= Amparo Iturbi =

Spanish pianist

Amparo Iturbi Báguena (12 March 1898 - 22 April 1969) was a Spanish pianist.

==Early career==
Amparo Iturbi Báguena was born in Valencia, Spain, one of four children of Ricardo Iturbi (a piano tuner) and Teresa (Baguena) Iturbi.

The younger sister of José Iturbi, she gave her debut concert at age 15 in Barcelona. In 1925, she gave her first important concert outside Spain. She played in Paris, at the Salle Gaveau.
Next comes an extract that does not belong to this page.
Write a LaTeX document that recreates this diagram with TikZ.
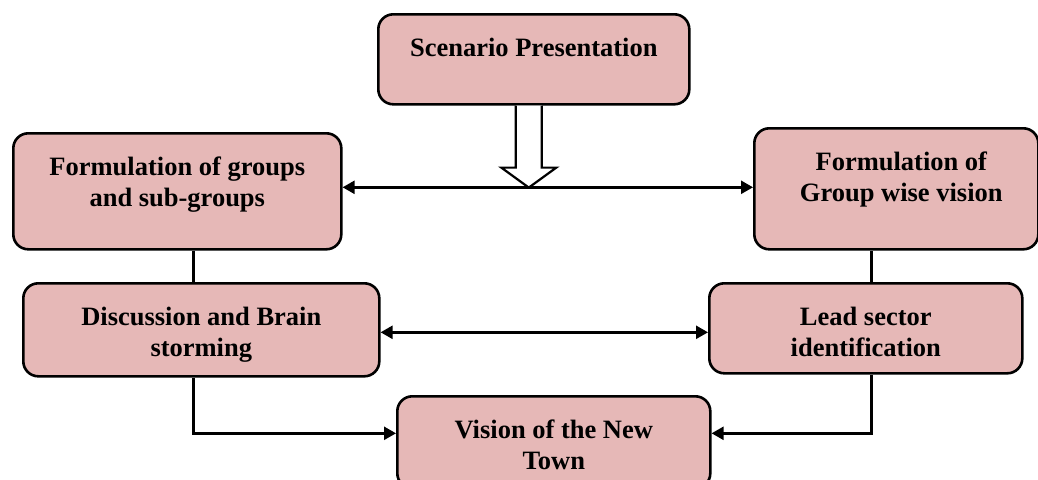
\documentclass[tikz,border=0pt]{standalone}
\usepackage{fontspec}
\setmainfont{Liberation Serif}
\usetikzlibrary{arrows.meta}
\definecolor{boxfill}{HTML}{E6B8B7}
% box text: fixed height, first baseline 42pt below the top edge
\newcommand\boxtxt[3]{\parbox[c][#1][t]{#2}{\centering\rule{0pt}{42pt}#3\par}}
\tikzset{
  stagebox/.style={draw=black, fill=boxfill, line width=2.6pt, rounded corners=15pt,
    inner sep=0pt, font=\fontsize{26.5}{31.5}\selectfont\bfseries, anchor=north west},
  link/.style={draw=black, line width=2.4pt},
  twoway/.style={link, {Triangle[length=12pt,width=13pt]}-{Triangle[length=12pt,width=13pt]}},
  oneway/.style={link, -{Triangle[length=12pt,width=13pt]}},
}
\begin{document}
\begin{tikzpicture}[x=1pt, y=-1pt]
\useasboundingbox (0,0) rectangle (1038,479);
\clip (0,0) rectangle (1038,479);

\node[stagebox] (sc)   at (377,13)  {\boxtxt{90pt}{311pt}{Scenario Presentation}};
\node[stagebox] (grp)  at (12,132)  {\boxtxt{116pt}{328pt}{Formulation of groups\\and sub-groups}};
\node[stagebox] (gw)   at (753,127) {\boxtxt{121pt}{284pt}{\hspace*{10pt}Formulation of\\\hspace*{10pt}Group wise vision}};
\node[stagebox] (disc) at (22,282)  {\boxtxt{93pt}{356pt}{Discussion and Brain\\storming}};
\node[stagebox] (lead) at (708,282) {\boxtxt{90pt}{313pt}{Lead sector\\identification}};
\node[stagebox] (vis)  at (396,395) {\boxtxt{92pt}{313pt}{Vision of the New\\Town}};

% two-way links between the side columns
\draw[twoway] ([yshift=4pt]grp.east) -- ([yshift=4pt]grp.east -| gw.west);
\draw[twoway] ([yshift=-2.5pt]disc.east) -- ([yshift=-2.5pt]disc.east -| lead.west);

% vertical ties inside each column
\draw[link] ([xshift=16pt]grp.south) -- ([xshift=16pt]grp.south |- disc.north);
\draw[link] ([xshift=5.5pt]lead.north) -- ([xshift=5.5pt]lead.north |- gw.south);

% feeds into the final vision
\draw[oneway] ([xshift=-8pt]disc.south) |- ([yshift=9pt]vis.west);
\draw[oneway] ([xshift=5.5pt]lead.south) |- ([yshift=9pt]vis.east);

% hollow block arrow below the scenario box
\coordinate (ha) at ([xshift=-5pt]sc.south);
\draw[line width=2.2pt, fill=white, line join=miter]
  ([xshift=-13pt]ha) -- ([xshift=-13pt,yshift=-62pt]ha) -- ([xshift=-27.5pt,yshift=-62pt]ha)
  -- ([yshift=-82pt]ha) -- ([xshift=27.5pt,yshift=-62pt]ha) -- ([xshift=13pt,yshift=-62pt]ha)
  -- ([xshift=13pt]ha);
\end{tikzpicture}
\end{document}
This was followed by dual piano recitals with José, touring Italy, Switzerland, Belgium, the Netherlands, and England. She accompanied the famous Catalan soprano Maria Barrientos. It was not until 1937 that she first played in the United States. She had one daughter, also named Amparo, by a brief marriage. The younger Amparo led an internationally renowned flamenco troupe and taught dance. Amparo Iturbi was a pioneer of the Spanish piano repertoire in the U.S., until the arrival of Alicia de Larrocha in 1965.

==Film career==

She had guest roles, playing herself, alongside her brother in the following MGM musicals:

- Two Girls and a Sailor (1944)
- Holiday in Mexico (1946)
- Three Daring Daughters (1948)
- That Midnight Kiss (1949)

She was on the soundtrack of Three Daring Daughters (1948). Ámparo Iturbi appeared in films only long enough to play the piano with her brother. Known for their twin piano-playing, the pair appeared on The Jimmy Durante Show in 1955 and on The Bell Telephone Hour in 1962. There were many recordings released as a duo and singly. A CD, "Celebrated Artistry-Mozart/José & Ámparo Iturbi", was released in 1999.

==Damehood==
She was named a Dame of the Cross of the Order of Isabella the Catholic in 1958 in Spain.

==Honorary scholarships==
- At California State University (Fresno), a special scholarship is available in Ámparo Iturbi's name.
- José Iturbi established a scholarship fund in memory of his sister, whom he outlived by more than a decade, for music majors, particularly those specializing in piano at Loyola Marymount University.
 She had regular piano recitals at her home for the more advanced students and her brother would sometimes attend. Her rate was $25 per hour in the early 1950s, but she showed kindness and generosity to beginner students by offering them her "scholarship" for good achievement, whereby one free lesson was given for each one paid. Her students loved her dearly and some would invite her to dinner at their homes on a regular basis.
==Death==
Ámparo Iturbi died on 22 April 1969 in Beverly Hills, California, from a brain tumor, aged 71.